DATA BLOCK:
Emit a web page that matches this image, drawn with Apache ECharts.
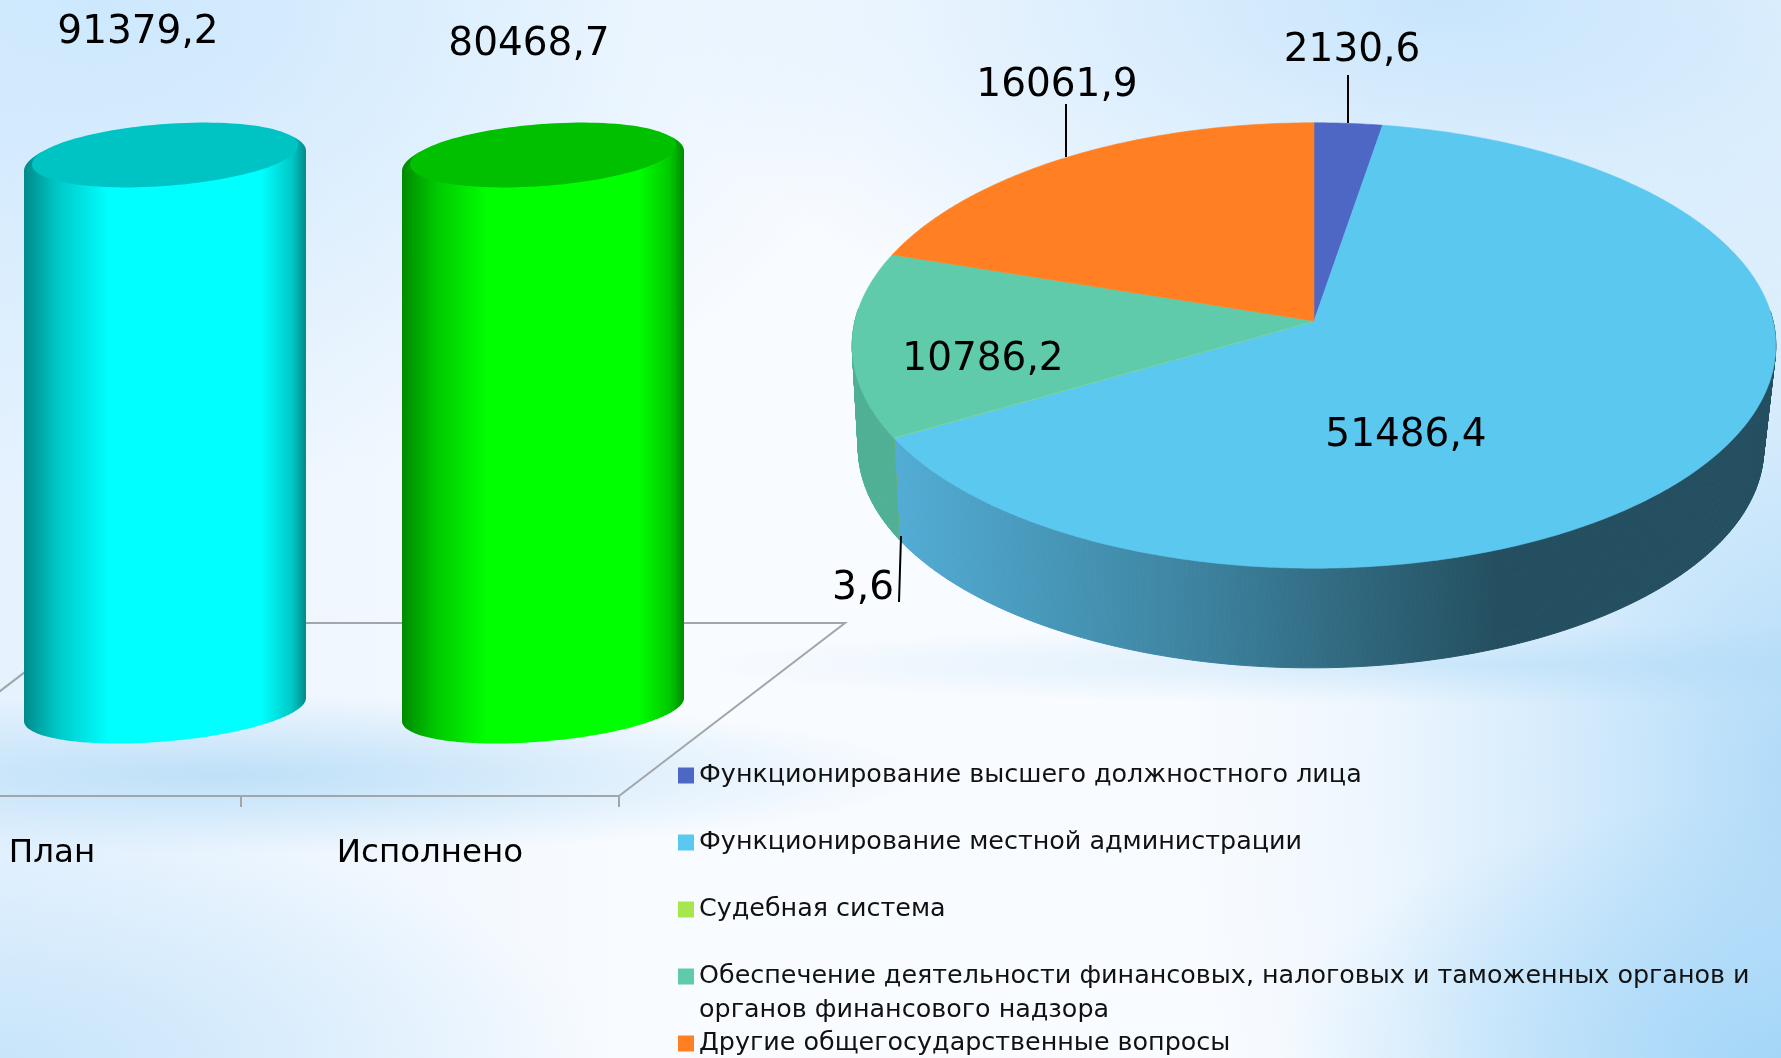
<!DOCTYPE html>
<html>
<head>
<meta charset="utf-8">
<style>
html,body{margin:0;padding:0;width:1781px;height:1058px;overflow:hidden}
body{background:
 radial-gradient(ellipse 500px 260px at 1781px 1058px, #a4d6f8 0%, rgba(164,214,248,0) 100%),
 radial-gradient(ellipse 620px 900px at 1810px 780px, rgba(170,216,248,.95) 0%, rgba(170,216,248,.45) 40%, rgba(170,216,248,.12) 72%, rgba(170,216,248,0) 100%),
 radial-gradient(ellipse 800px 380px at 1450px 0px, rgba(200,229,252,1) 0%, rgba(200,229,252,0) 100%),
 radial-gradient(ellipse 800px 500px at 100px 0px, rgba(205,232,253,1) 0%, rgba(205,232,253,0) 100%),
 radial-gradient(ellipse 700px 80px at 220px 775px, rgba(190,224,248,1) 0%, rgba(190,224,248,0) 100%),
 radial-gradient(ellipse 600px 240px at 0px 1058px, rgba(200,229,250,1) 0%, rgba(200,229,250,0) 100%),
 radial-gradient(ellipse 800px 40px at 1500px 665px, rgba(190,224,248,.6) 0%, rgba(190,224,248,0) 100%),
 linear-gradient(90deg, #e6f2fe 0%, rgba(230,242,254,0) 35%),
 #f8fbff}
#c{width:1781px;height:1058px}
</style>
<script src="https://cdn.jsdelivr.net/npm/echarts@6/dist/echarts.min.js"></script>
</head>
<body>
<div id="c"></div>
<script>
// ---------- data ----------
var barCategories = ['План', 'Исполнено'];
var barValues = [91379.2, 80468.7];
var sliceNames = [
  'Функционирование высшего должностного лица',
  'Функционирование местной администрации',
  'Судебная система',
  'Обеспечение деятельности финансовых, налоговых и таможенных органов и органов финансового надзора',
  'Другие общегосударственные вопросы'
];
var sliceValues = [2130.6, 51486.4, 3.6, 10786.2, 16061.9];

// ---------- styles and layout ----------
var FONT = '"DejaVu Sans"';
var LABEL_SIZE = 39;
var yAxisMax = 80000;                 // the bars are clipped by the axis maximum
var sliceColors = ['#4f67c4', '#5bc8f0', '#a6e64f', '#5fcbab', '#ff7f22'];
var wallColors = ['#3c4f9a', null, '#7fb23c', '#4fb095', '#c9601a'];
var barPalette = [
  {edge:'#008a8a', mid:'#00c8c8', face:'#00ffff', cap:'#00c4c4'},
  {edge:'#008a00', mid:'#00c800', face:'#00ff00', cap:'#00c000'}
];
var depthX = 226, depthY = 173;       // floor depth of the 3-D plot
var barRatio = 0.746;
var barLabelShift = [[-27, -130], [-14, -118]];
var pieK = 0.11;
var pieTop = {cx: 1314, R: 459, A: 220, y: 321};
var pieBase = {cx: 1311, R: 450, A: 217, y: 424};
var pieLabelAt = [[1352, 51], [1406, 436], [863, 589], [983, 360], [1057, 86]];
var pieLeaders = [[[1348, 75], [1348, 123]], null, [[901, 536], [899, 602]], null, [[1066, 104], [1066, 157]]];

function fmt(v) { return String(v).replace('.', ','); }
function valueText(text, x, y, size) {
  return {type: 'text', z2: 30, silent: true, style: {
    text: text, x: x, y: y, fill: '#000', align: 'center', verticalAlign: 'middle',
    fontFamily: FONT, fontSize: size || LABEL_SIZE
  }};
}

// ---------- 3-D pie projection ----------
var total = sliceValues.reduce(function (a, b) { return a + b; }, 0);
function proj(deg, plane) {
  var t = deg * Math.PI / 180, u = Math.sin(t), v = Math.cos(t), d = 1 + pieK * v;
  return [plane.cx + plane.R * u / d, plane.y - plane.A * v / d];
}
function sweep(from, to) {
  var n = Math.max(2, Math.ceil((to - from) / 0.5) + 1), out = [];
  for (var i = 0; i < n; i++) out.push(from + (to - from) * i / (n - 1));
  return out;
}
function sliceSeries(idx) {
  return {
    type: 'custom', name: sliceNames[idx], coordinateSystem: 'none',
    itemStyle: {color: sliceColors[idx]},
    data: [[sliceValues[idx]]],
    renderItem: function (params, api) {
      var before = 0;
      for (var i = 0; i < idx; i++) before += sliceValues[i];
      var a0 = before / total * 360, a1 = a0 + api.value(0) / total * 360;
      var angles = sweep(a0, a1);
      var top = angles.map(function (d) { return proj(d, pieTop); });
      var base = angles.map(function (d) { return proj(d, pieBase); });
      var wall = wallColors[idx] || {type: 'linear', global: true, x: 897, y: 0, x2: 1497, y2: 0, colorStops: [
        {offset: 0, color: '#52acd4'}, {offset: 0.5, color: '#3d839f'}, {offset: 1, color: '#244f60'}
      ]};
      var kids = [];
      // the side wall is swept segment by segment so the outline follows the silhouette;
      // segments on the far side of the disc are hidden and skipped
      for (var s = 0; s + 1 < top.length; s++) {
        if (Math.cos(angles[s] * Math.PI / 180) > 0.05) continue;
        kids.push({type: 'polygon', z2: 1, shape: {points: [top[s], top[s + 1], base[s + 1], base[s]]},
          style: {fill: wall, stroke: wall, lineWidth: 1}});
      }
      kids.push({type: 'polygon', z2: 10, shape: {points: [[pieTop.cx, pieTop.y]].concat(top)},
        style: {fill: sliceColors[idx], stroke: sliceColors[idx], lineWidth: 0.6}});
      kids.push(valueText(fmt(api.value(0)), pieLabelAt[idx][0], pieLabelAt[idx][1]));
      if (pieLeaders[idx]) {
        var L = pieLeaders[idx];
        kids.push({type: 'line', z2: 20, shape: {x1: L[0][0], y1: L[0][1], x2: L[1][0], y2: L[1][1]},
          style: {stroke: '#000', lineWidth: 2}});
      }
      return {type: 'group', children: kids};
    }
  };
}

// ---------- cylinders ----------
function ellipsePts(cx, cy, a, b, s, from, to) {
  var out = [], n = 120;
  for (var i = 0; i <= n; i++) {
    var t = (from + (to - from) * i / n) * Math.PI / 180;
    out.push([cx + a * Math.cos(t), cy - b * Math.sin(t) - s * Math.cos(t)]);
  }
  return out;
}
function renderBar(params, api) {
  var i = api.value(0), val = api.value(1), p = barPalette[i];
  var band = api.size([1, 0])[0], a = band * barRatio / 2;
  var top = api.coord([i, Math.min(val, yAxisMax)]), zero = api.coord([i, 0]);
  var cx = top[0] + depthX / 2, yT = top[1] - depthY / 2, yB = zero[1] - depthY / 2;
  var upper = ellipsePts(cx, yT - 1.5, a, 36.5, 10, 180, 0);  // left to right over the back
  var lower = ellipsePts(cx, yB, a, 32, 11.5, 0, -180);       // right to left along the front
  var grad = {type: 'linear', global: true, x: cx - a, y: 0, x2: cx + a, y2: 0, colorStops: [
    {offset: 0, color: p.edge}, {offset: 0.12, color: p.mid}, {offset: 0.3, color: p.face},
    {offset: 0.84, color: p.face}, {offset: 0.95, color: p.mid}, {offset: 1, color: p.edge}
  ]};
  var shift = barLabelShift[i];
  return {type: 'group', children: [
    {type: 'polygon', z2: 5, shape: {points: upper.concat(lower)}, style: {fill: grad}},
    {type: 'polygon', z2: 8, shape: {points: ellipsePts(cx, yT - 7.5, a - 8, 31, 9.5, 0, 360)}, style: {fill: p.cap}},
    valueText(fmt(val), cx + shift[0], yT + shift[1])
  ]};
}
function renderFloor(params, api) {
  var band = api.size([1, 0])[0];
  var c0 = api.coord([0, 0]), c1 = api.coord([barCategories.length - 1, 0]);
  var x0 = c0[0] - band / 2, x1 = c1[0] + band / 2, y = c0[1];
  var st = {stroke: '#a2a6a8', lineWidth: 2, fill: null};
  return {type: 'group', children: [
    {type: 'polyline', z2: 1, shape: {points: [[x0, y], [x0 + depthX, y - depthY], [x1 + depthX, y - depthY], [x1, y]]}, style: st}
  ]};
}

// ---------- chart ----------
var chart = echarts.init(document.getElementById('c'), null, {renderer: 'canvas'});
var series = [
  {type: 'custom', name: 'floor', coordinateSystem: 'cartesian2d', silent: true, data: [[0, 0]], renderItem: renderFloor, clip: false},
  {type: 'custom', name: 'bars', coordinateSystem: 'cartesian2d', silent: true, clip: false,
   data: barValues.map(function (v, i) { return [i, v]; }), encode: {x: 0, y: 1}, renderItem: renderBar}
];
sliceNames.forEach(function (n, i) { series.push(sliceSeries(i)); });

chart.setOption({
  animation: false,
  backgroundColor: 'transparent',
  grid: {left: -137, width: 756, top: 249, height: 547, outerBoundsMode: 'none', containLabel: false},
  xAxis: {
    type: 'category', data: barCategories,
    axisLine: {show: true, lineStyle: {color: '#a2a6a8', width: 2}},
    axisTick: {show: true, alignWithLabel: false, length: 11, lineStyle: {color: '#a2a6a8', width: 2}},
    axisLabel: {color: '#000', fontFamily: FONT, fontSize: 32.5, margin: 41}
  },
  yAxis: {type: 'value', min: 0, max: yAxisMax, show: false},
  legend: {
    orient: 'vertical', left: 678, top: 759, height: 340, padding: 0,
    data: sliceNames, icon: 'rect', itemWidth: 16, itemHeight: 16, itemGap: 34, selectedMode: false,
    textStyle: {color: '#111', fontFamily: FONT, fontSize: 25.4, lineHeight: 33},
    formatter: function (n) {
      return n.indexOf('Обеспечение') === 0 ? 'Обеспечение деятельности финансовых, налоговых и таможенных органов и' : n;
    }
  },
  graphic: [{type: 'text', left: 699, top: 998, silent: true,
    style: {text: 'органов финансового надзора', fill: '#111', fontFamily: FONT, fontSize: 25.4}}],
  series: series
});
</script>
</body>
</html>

WORK TO BE COMPLETED: Give again, word for word, every line from the top of the data above to the line holding "var sliceValues = [2130.6, 51486.4, 3.6, 10786.2, 16061.9];", inclusive, with the pictures left out.

THE RESULT:
Emit a web page that matches this image, drawn with Apache ECharts.
<!DOCTYPE html>
<html>
<head>
<meta charset="utf-8">
<style>
html,body{margin:0;padding:0;width:1781px;height:1058px;overflow:hidden}
body{background:
 radial-gradient(ellipse 500px 260px at 1781px 1058px, #a4d6f8 0%, rgba(164,214,248,0) 100%),
 radial-gradient(ellipse 620px 900px at 1810px 780px, rgba(170,216,248,.95) 0%, rgba(170,216,248,.45) 40%, rgba(170,216,248,.12) 72%, rgba(170,216,248,0) 100%),
 radial-gradient(ellipse 800px 380px at 1450px 0px, rgba(200,229,252,1) 0%, rgba(200,229,252,0) 100%),
 radial-gradient(ellipse 800px 500px at 100px 0px, rgba(205,232,253,1) 0%, rgba(205,232,253,0) 100%),
 radial-gradient(ellipse 700px 80px at 220px 775px, rgba(190,224,248,1) 0%, rgba(190,224,248,0) 100%),
 radial-gradient(ellipse 600px 240px at 0px 1058px, rgba(200,229,250,1) 0%, rgba(200,229,250,0) 100%),
 radial-gradient(ellipse 800px 40px at 1500px 665px, rgba(190,224,248,.6) 0%, rgba(190,224,248,0) 100%),
 linear-gradient(90deg, #e6f2fe 0%, rgba(230,242,254,0) 35%),
 #f8fbff}
#c{width:1781px;height:1058px}
</style>
<script src="https://cdn.jsdelivr.net/npm/echarts@6/dist/echarts.min.js"></script>
</head>
<body>
<div id="c"></div>
<script>
// ---------- data ----------
var barCategories = ['План', 'Исполнено'];
var barValues = [91379.2, 80468.7];
var sliceNames = [
  'Функционирование высшего должностного лица',
  'Функционирование местной администрации',
  'Судебная система',
  'Обеспечение деятельности финансовых, налоговых и таможенных органов и органов финансового надзора',
  'Другие общегосударственные вопросы'
];
var sliceValues = [2130.6, 51486.4, 3.6, 10786.2, 16061.9];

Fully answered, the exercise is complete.